# Rouge transmission



## rconaway1 (Apr 24, 2021)

*my 2008 rogue will not move in reverse or drive*


----------



## rogoman (Dec 16, 2004)

Looks like a CVT problem. Check the level of the CVT fluid. There's locking cap that's part of the dip stick; use a very small straight bladed screw driver to push in a locking tab which is accessible through a slot in the cap. While pressing on the tab, slowly pull up on the cap. When performing fluid level checks, turn the dip stick 180 degrees in either direction when reinserting the dip stick so that it doesn't lock on the tube.

Prior to checking the fluid level, start the engine and fully warm up the CVT. The engine must be operating during the level check. *Make sure not to overfill*. The fluid type is Nissan NS-2. To enhance longevity, the CVT fluid should always be replaced every 30,000 mi. When the fluid stays in too long, the chemical properties of the fluid get compromised and it can no longer provide that cushion that's so needed between the steel belt and the cones. You can generally deduce that by looking at the fluid; if it's very dark brown and has a burnt odor, it's shot!
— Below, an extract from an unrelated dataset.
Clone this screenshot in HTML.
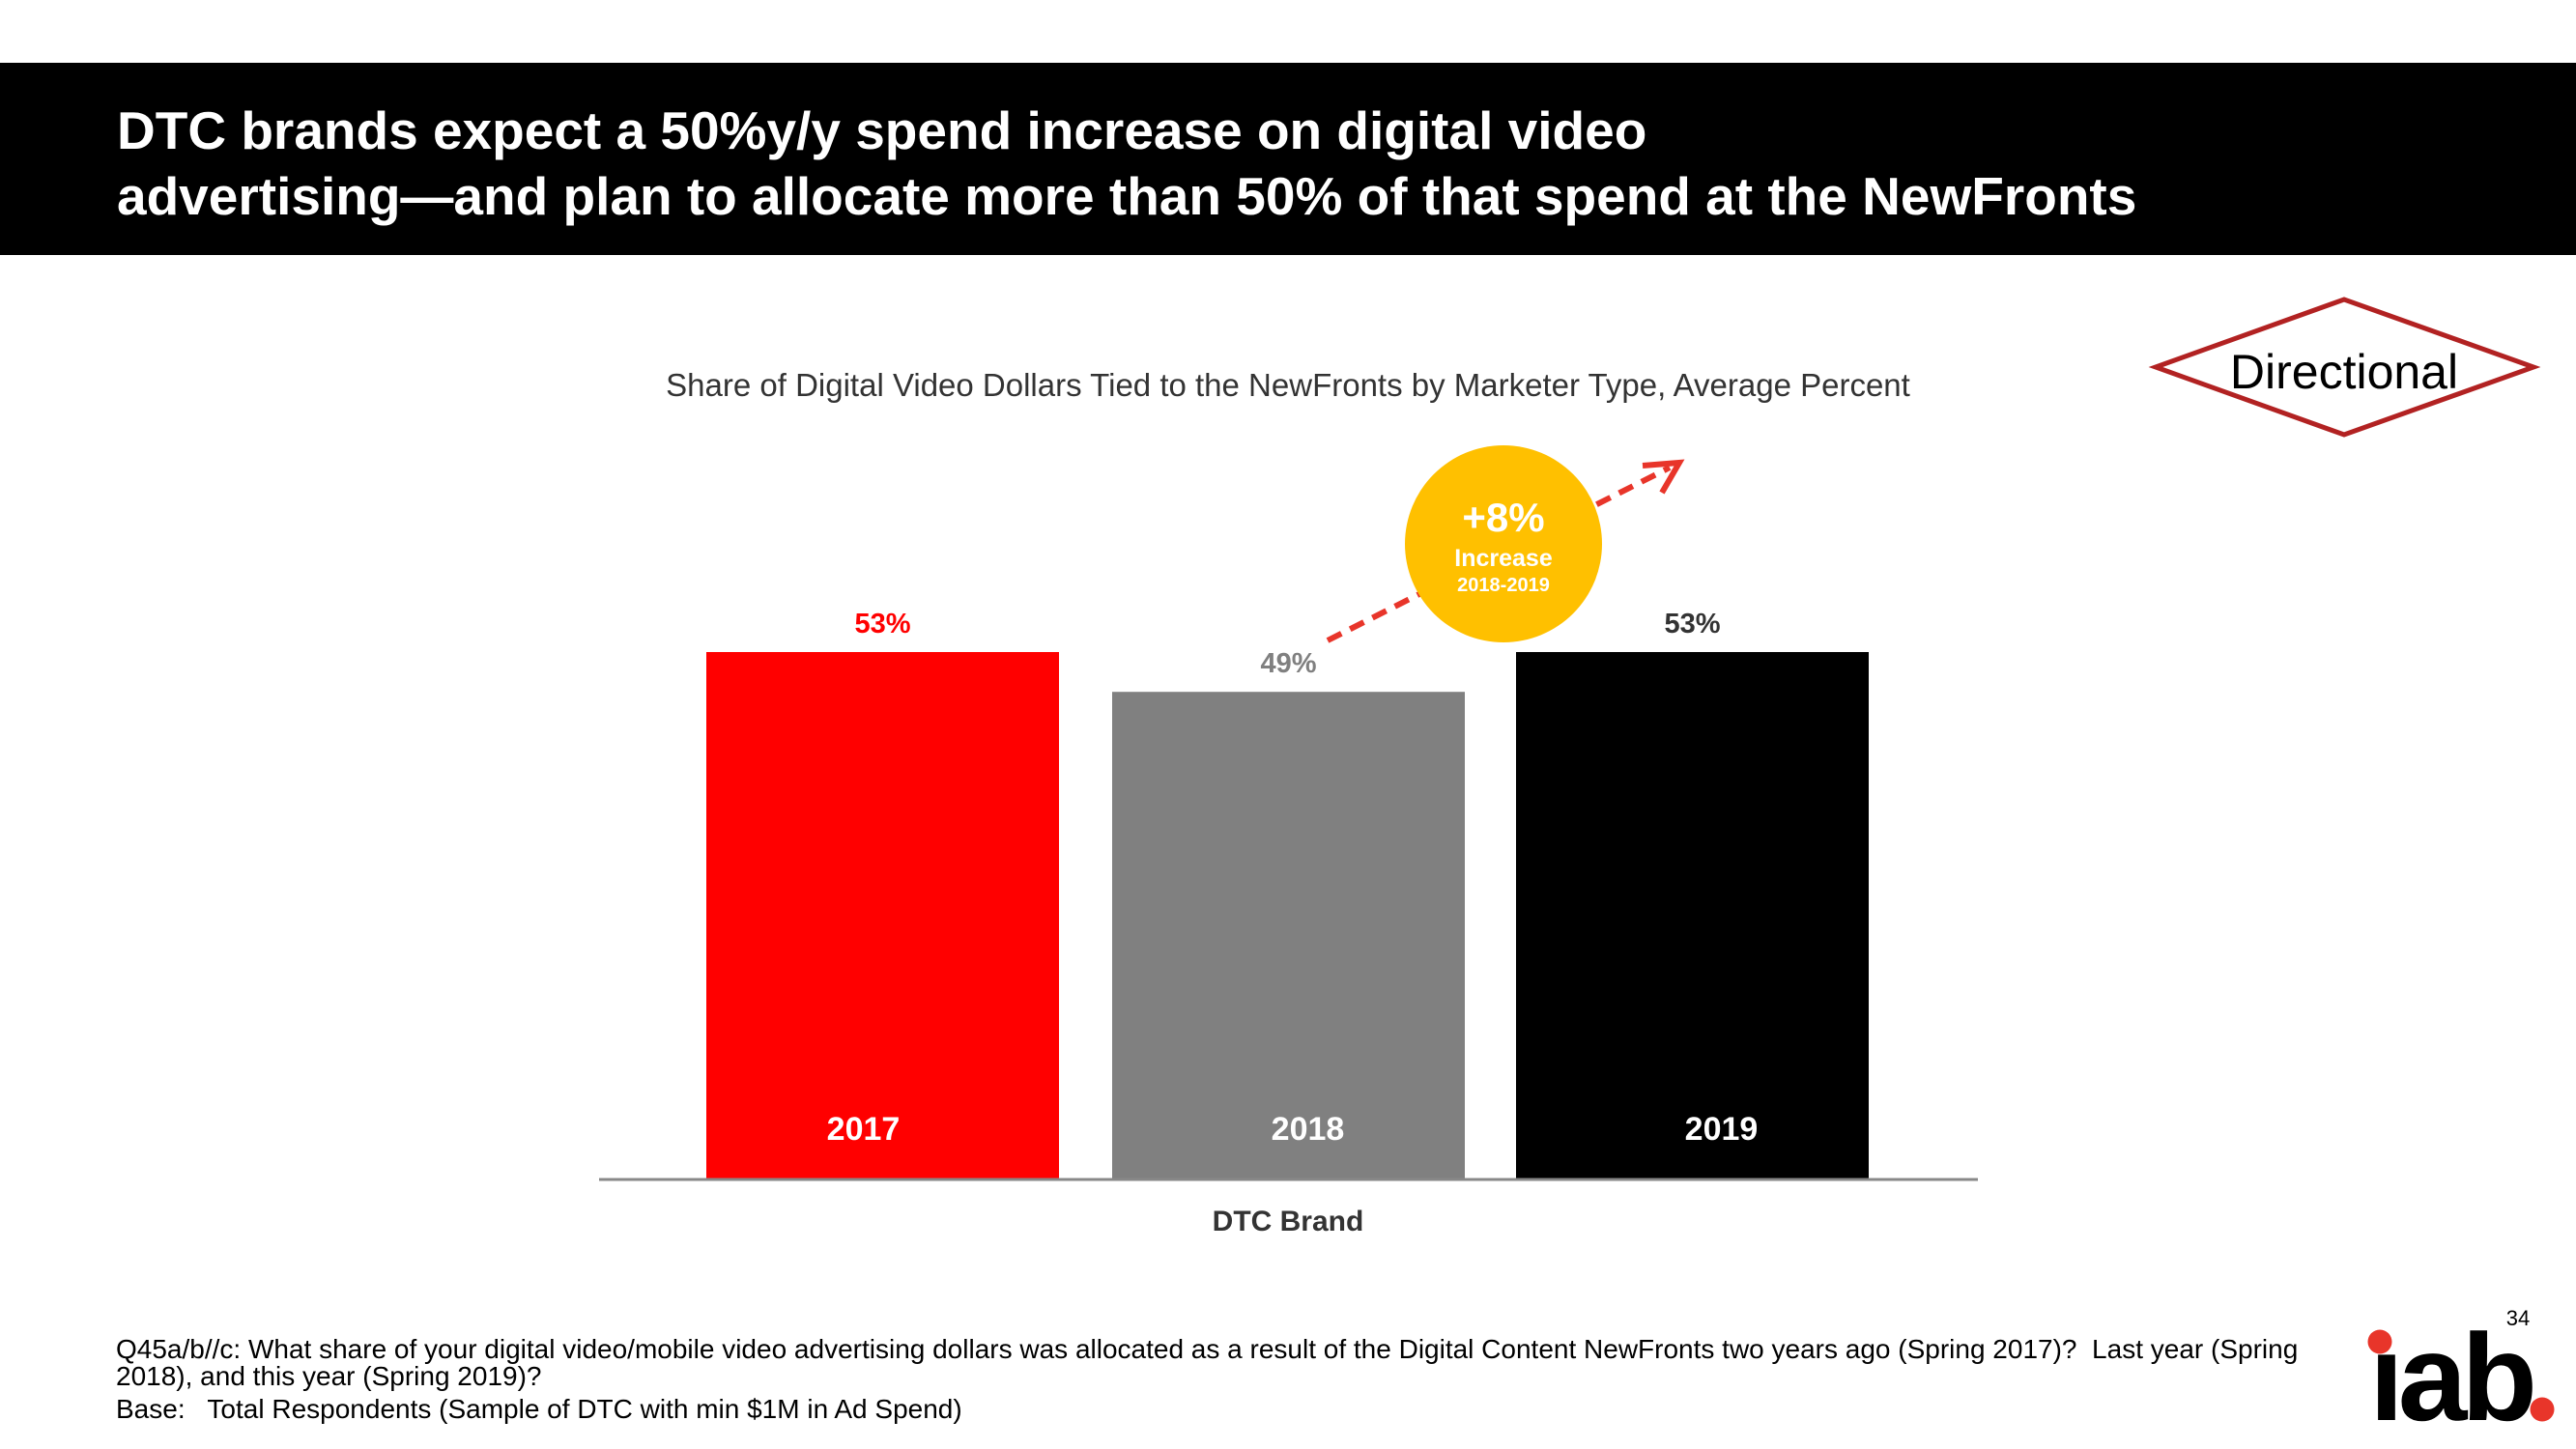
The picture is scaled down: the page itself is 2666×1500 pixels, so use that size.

There may be a DTC that was set during operation relating to the problem. Perform an ECU code readout with a portable scan tool to see if any DTC's were set. The tool can be purchased at most auto parts stores. Post the actual codes here on the forum so that we may be able to help you further. If there is one or more fault codes set, they can help point to the malfunction. If you have a copy of the FSM (factory service manual) for your vehicle, the code readout procedure is described there along with a listing of codes. You can download a copy of the FSM from this web site: Nissan Service Repair Manuals. The section TM.PDF is the one you need to read.


----------